I was glad that it was former president Joachim Chissano of Mozambique who won the first Mo Ibrahim prize for leadership in Africa in 2007. [Google Mo Ibrahim Prize]
I’ve met Mr Chissano and he is a soft-spoken, very polite, self-effacing man, who doesn’t look at all like the tough guerrilla who was closely at the side of Africa’s superhero, the late Samora Machel, for most of the time that the two led the Front for the Liberation of Mozambique (Frelimo) in an epic struggle against Portuguese colonialism in the late 1960s and early 1970s.
I had the singular thrill of interviewing Samora Machel (with Chissano as Interpreter from Portuguese into English!) when the two gentlemen attended an OAU Liberation Committee meeting in Accra in January 1973. In the interview, they spoke confidently about the victory Mozambique was going to win soon against Portuguese colonialism.
STRUGGLE
They would prove, with FRELIMO’s victory, that armed struggle could be successful in Africa, even if the opponent the freedom fighters were combating was a powerful country, with military ties to as strong an international military organisation as the North Atlantic Treaty Organisation (NATO). Portugal was, of course, a valuable member of NATO, because it controlled military installations in the Azores Islands, which formed part of NATO’S global defence system against the Soviet Union.
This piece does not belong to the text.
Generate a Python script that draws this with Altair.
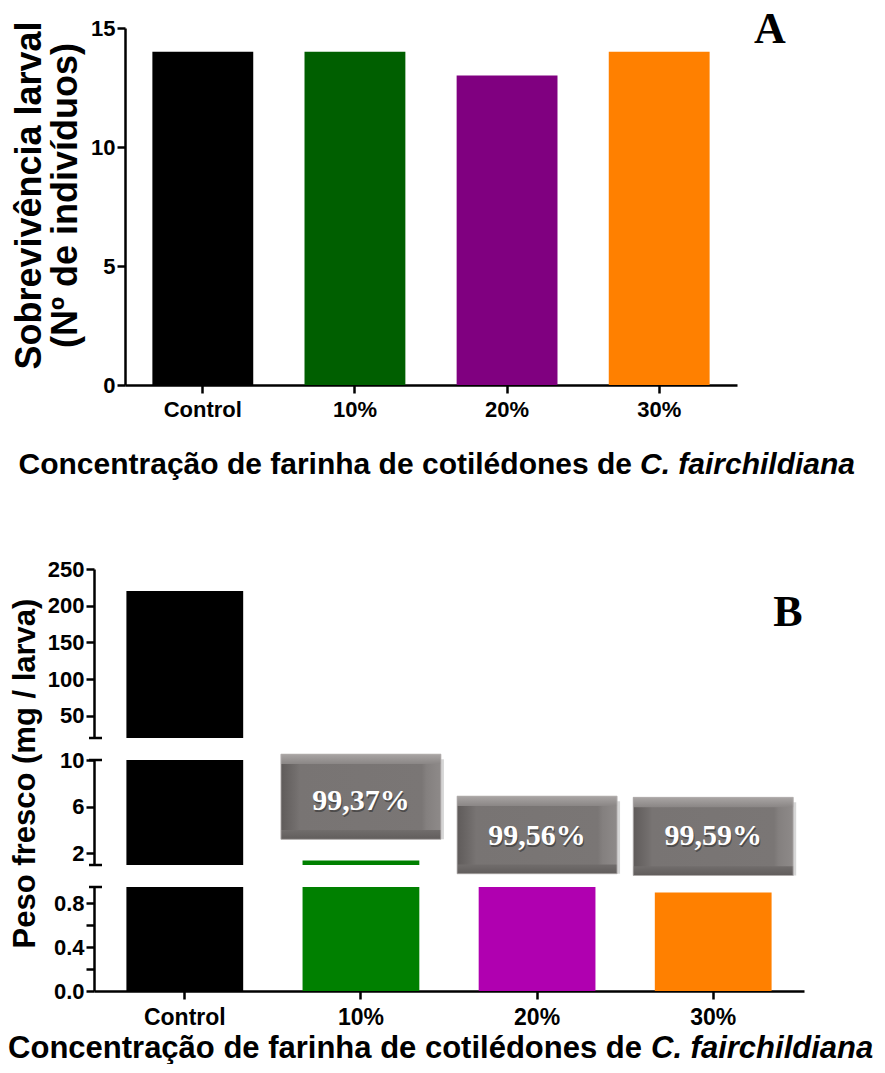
import altair as alt
import pandas as pd

# ---------------- data ----------------
categories = ["Control", "10%", "20%", "30%"]

# Panel A: larval survival (number of individuals)
survival = [14, 14, 13, 14]
survival_colors = ["#000000", "#005f00", "#800080", "#ff8000"]

# Panel B: fresh weight (mg / larva)
weight = [220, 1.39, 0.97, 0.90]
weight_colors = ["#000000", "#008000", "#b000b0", "#ff8000"]

# reduction annotations (10%, 20%, 30%)
reduction_cats = ["10%", "20%", "30%"]
reduction_labels = ["99,37%", "99,56%", "99,59%"]
box_top = [10.5, 6.9, 6.8]
box_bottom = [3.2, 0.25, 0.1]
box_text = [6.5, 3.5, 3.45]

# broken y axis segments of panel B
seg_top_domain = [20, 250]
seg_top_ticks = [50, 100, 150, 200, 250]
seg_mid_domain = [1, 10]
seg_mid_ticks = [2, 4, 6, 8, 10]
seg_bot_domain = [0, 0.95]
seg_bot_ticks = [0.0, 0.2, 0.4, 0.6, 0.8]

x_title_plain = "Concentração de farinha de cotilédones de"
x_title_italic = "C. fairchildiana"

FONT = "Liberation Sans, Arial, sans-serif"
SERIF = "Liberation Serif, Times New Roman, serif"

# ---------------- panel A ----------------
dfA = pd.DataFrame({"cat": categories, "v": survival, "color": survival_colors})
one = pd.DataFrame({"k": [0]})

A_W, A_H = 643, 357
xA = alt.X(
    "cat:N", sort=categories,
    scale=alt.Scale(range=[31, A_W], paddingInner=0.337, paddingOuter=0.18),
    axis=alt.Axis(title=None, labelAngle=0, labelFontSize=22, labelFontWeight="bold",
                  labelPadding=6, tickSize=8),
)
yA = alt.Y(
    "v:Q", scale=alt.Scale(domain=[0, 15], nice=False),
    axis=alt.Axis(values=[0, 5, 10, 15], offset=-31, labelFontSize=22,
                  labelFontWeight="bold", labelPadding=2, tickSize=8,
                  title=["Sobrevivência larval", "(Nº de indivíduos)"],
                  titleFontSize=36, titleFontWeight="bold", titleLineHeight=36,
                  titleAngle=270, titleBaseline="bottom", titleAlign="center",
                  titleX=-77, titleY=167),
)
barsA = alt.Chart(dfA).mark_bar().encode(x=xA, y=yA, color=alt.Color("color:N", scale=None))

labelA = alt.Chart(one).mark_text(font=SERIF, fontWeight="bold", fontSize=44,
                                  align="center", baseline="alphabetic").encode(
    x=alt.value(676), y=alt.value(15), text=alt.value("A"))
titleA1 = alt.Chart(one).mark_text(font=FONT, fontWeight="bold", fontSize=30,
                                   align="right", baseline="middle").encode(
    x=alt.value(538), y=alt.value(A_H + 80), text=alt.value(x_title_plain))
titleA2 = alt.Chart(one).mark_text(font=FONT, fontWeight="bold", fontStyle="italic",
                                   fontSize=30, align="left", baseline="middle").encode(
    x=alt.value(546), y=alt.value(A_H + 80), text=alt.value(x_title_italic))

panelA = alt.layer(barsA, labelA, titleA1, titleA2).properties(width=A_W, height=A_H)

spacer = alt.Chart(one).mark_point(opacity=0).encode(
    x=alt.X("k:Q", axis=None), y=alt.Y("k:Q", axis=None)).properties(width=10, height=140)

# ---------------- panel B ----------------
dfB = pd.DataFrame({"cat": categories, "v": weight, "color": weight_colors})
dfBox = pd.DataFrame({"cat": reduction_cats, "label": reduction_labels,
                      "top": box_top, "bottom": box_bottom, "ty": box_text})

B_W = 710


def b_x(show):
    ax = alt.Axis(title=None, labelAngle=0, labelFontSize=23, labelFontWeight="bold",
                  labelPadding=7, tickSize=8) if show else None
    return alt.X("cat:N", sort=categories,
                 scale=alt.Scale(paddingInner=0.337, paddingOuter=0.184), axis=ax)


def b_y(domain, ticks, fmt, title=None):
    kw = dict(values=ticks, format=fmt, labelFontSize=22, labelFontWeight="bold",
              labelPadding=2, tickSize=8)
    if title:
        kw.update(title=title, titleFontSize=31, titleFontWeight="bold", titleAngle=270,
                  titleBaseline="bottom", titleAlign="center", titleX=-53, titleY=13)
    else:
        kw.update(title=None)
    return alt.Y("v:Q", scale=alt.Scale(domain=domain, nice=False, zero=False), axis=alt.Axis(**kw))


def caps(h, top, bottom):
    layers = []
    if top:
        layers.append(alt.Chart(one).mark_rule(color="black", strokeWidth=2.5).encode(
            x=alt.value(-5), x2=alt.value(8), y=alt.value(0)))
    if bottom:
        layers.append(alt.Chart(one).mark_rule(color="black", strokeWidth=2.5).encode(
            x=alt.value(-5), x2=alt.value(8), y=alt.value(h)))
    return layers


H_TOP, H_MID, H_BOT = 169, 105, 104

barsTop = alt.Chart(dfB).mark_bar(clip=True).encode(
    x=b_x(False), y=b_y(seg_top_domain, seg_top_ticks, "d"),
    color=alt.Color("color:N", scale=None))
labelB = alt.Chart(one).mark_text(font=SERIF, fontWeight="bold", fontSize=44,
                                  align="center", baseline="alphabetic").encode(
    x=alt.value(694), y=alt.value(57), text=alt.value("B"))
segTop = alt.layer(barsTop, labelB, *caps(H_TOP, False, True)).properties(width=B_W, height=H_TOP)

barsMid = alt.Chart(dfB).mark_bar(clip=True).encode(
    x=b_x(False), y=b_y(seg_mid_domain, seg_mid_ticks, "d", "Peso fresco (mg / larva)"),
    color=alt.Color("color:N", scale=None))

side_grad = alt.LinearGradient(
    gradient="linear", x1=0, x2=1, y1=0, y2=0,
    stops=[alt.GradientStop(color="#5f5b5a", offset=0),
           alt.GradientStop(color="#716d6c", offset=0.09),
           alt.GradientStop(color="#787473", offset=0.12),
           alt.GradientStop(color="#7a7675", offset=0.88),
           alt.GradientStop(color="#84807f", offset=0.91),
           alt.GradientStop(color="#8e8a89", offset=1)])
top_grad = alt.LinearGradient(
    gradient="linear", x1=0, x2=0, y1=0, y2=1,
    stops=[alt.GradientStop(color="#a9a5a4", offset=0),
           alt.GradientStop(color="#8a8685", offset=1)])
bottom_grad = alt.LinearGradient(
    gradient="linear", x1=0, x2=0, y1=0, y2=1,
    stops=[alt.GradientStop(color="#716d6c", offset=0),
           alt.GradientStop(color="#615d5c", offset=1)])

boxShadow = alt.Chart(dfBox).mark_bar(width=162, color="#000000", opacity=0.16,
                                      yOffset=5, xOffset=2).encode(
    x=b_x(False), y=alt.Y("top:Q"), y2="bottom:Q")
boxOuter = alt.Chart(dfBox).mark_bar(width=160, fill=side_grad).encode(
    x=b_x(False), y=alt.Y("top:Q"), y2="bottom:Q")
boxTopBand = alt.Chart(dfBox).transform_calculate(band_end="datum.top - 0.85").mark_bar(
    width=160, fill=top_grad).encode(
    x=b_x(False), y=alt.Y("top:Q"), y2="band_end:Q")
boxBottomBand = alt.Chart(dfBox).transform_calculate(band_start="datum.bottom + 0.8").mark_bar(
    width=160, fill=bottom_grad).encode(
    x=b_x(False), y=alt.Y("band_start:Q"), y2="bottom:Q")
boxFrame = alt.Chart(dfBox).mark_bar(width=160, fillOpacity=0, stroke="#b8b4b3",
                                     strokeWidth=0.8).encode(
    x=b_x(False), y=alt.Y("top:Q"), y2="bottom:Q")
boxTextShadow = alt.Chart(dfBox).mark_text(font=SERIF, fontWeight="bold", fontSize=30,
                                           color="#2a2a2a", opacity=0.55, dx=1, dy=2,
                                           baseline="middle").encode(
    x=b_x(False), y=alt.Y("ty:Q"), text="label:N")
boxText = alt.Chart(dfBox).mark_text(font=SERIF, fontWeight="bold", fontSize=30,
                                     color="#ffffff", baseline="middle").encode(
    x=b_x(False), y=alt.Y("ty:Q"), text="label:N")

segMid = alt.layer(barsMid, boxShadow, boxOuter, boxTopBand, boxBottomBand, boxFrame,
                   boxTextShadow, boxText,
                   *caps(H_MID, True, True)).properties(width=B_W, height=H_MID)

barsBot = alt.Chart(dfB).mark_bar(clip=True).encode(
    x=b_x(True), y=b_y(seg_bot_domain, seg_bot_ticks, ".1f"),
    color=alt.Color("color:N", scale=None))
titleB1 = alt.Chart(one).mark_text(font=FONT, fontWeight="bold", fontSize=31,
                                   align="right", baseline="middle").encode(
    x=alt.value(548), y=alt.value(H_BOT + 58), text=alt.value(x_title_plain))
titleB2 = alt.Chart(one).mark_text(font=FONT, fontWeight="bold", fontStyle="italic",
                                   fontSize=31, align="left", baseline="middle").encode(
    x=alt.value(557), y=alt.value(H_BOT + 58), text=alt.value(x_title_italic))
segBot = alt.layer(barsBot, titleB1, titleB2, *caps(H_BOT, True, False)).properties(
    width=B_W, height=H_BOT)

chart = alt.vconcat(panelA, spacer, segTop, segMid, segBot, spacing=22, bounds="flush").properties(
    padding=0
).configure_view(stroke=None).configure_axis(
    domainColor="black", domainWidth=2.5, tickColor="black", tickWidth=2.5,
    labelColor="black", titleColor="black", labelFont=FONT,
    titleFont=FONT, grid=False
).configure_text(font=FONT)

chart.save("out.html", embed_options={"renderer": "svg", "actions": False})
Their predictions came true in 1975, when Portugal left Mozambique with its tail between its legs. FRELIMO was again instrumental in demonstrating that “white power” was doomed in Africa, when it defeated white invaders sent by South Africa to Mozambique to root out the ANC freedom fighters based in Mozambique, who were making sporadic inroads into South African territory.
The only thing I don’t fully understand is why, up till today, Mr Chissano and FRELIMO appear to have been unable to unearth, and tell the world, the full facts surrounding the air crash in which Mr Machel was killed in October 1986. I personally suspect that the agreement of Nkomati, which the Mozambique government reached with the South African apartheid regime in March 1984, might have opened up Mozambique in some way to South African agents, who had two full years to exploit these openings to affect the murder of Machel.
Not only that – the arch-traitor, Mobutu Seseseko of Zaire, had his aircraft in the vicinity of Lusaka, Zambia, at the same time as the Mozambique leader’s aircraft was communicating with the Lusaka airport. Is it possible that Mobutu’s aircraft provided a communications centre that enabled South African agents to feign to be operating from one of the airports Mr Machel’s plane would be communicating with, on its way back to Maputo? Certainly, misdirecting an aero-plane was not a feat that was beyond the tech-savvy operators that South Africa and its allies could deploy in those dark days?
You see the issue of whether Machel might have begun to have second thoughts about the Nkomati agreement, when he was struck down by the South Africans, cannot be dismissed out of hand. (Google Nkomati agreement).
I have been strongly suggesting that Mr Chissano should use the resources now made available to him by the Mo Ibrahim Prize, to go to South Africa and dig deep into the secret files of the apartheid regime to discover the hidden truth and — tell the world! I think South Africa’s President, Mr Cyril Ramaphosa, may be inclined to help him in that task.
DUTY
Mr Ramaphosa, no less than Mr Chissano, owes Africa a sacred duty to help bring out all the facts and thus put an end to the conspiracy theories that are rife on Mr Machel’s murder. In any case, Africa needs to know all the facts about its struggle for freedom.
On the prize itself, my view is that, as it stands, its value is likely to be viewed with scepticism in many quarters in Africa. There are far too many causes in Africa in urgent need of monetary assistance for the pampering of former heads of state to be considered a priority. River blindness, guinea worm, dangerous water holes, and, of course, bad, under-funded schools, are just a few areas in need of urgent funding.
Besides, a majority of African heads of state tend to be pompous and egoistic while in office and should not continue to be lionised when they do leave office. It can be argued that African heads of state are not in charge of the arrangements surrounding their personal comfort, after they leave office. But there’s nothing stopping them from repudiating any offers made to them that they consider ostentatious, is there?
It is also true to say that African heads of state voluntarily seek election to office under a constitution and terms of office that are known to them before they put themselves forward for candidacy. It is their duty to live within their means while in office and to save – like their fellow citizens – so that they can supplement their pensions (usually the salary at which they retire, plus quite a few privileges, such as housing and transportation) in order to live a dignified life in retirement.
To award them a prize mainly because they have obeyed their constitution and not prolonged their stay in office, which appears to form the bare bones of the motivation for the prize, is to be inordinately indulgent towards them. The true lesson African leaders need to learn is a humility that enables them to keep their feet on the ground, so that they can feel the needs of their people and truly strive to meet them.
And what about the idea that the prize will help to deter African leaders from putting their fingers in the national till and helping themselves to its contents? That’s a no-brainer: for corruption is not necessarily driven by need so much as by greed. And there isn’t enough money in the world to satisfy true greed.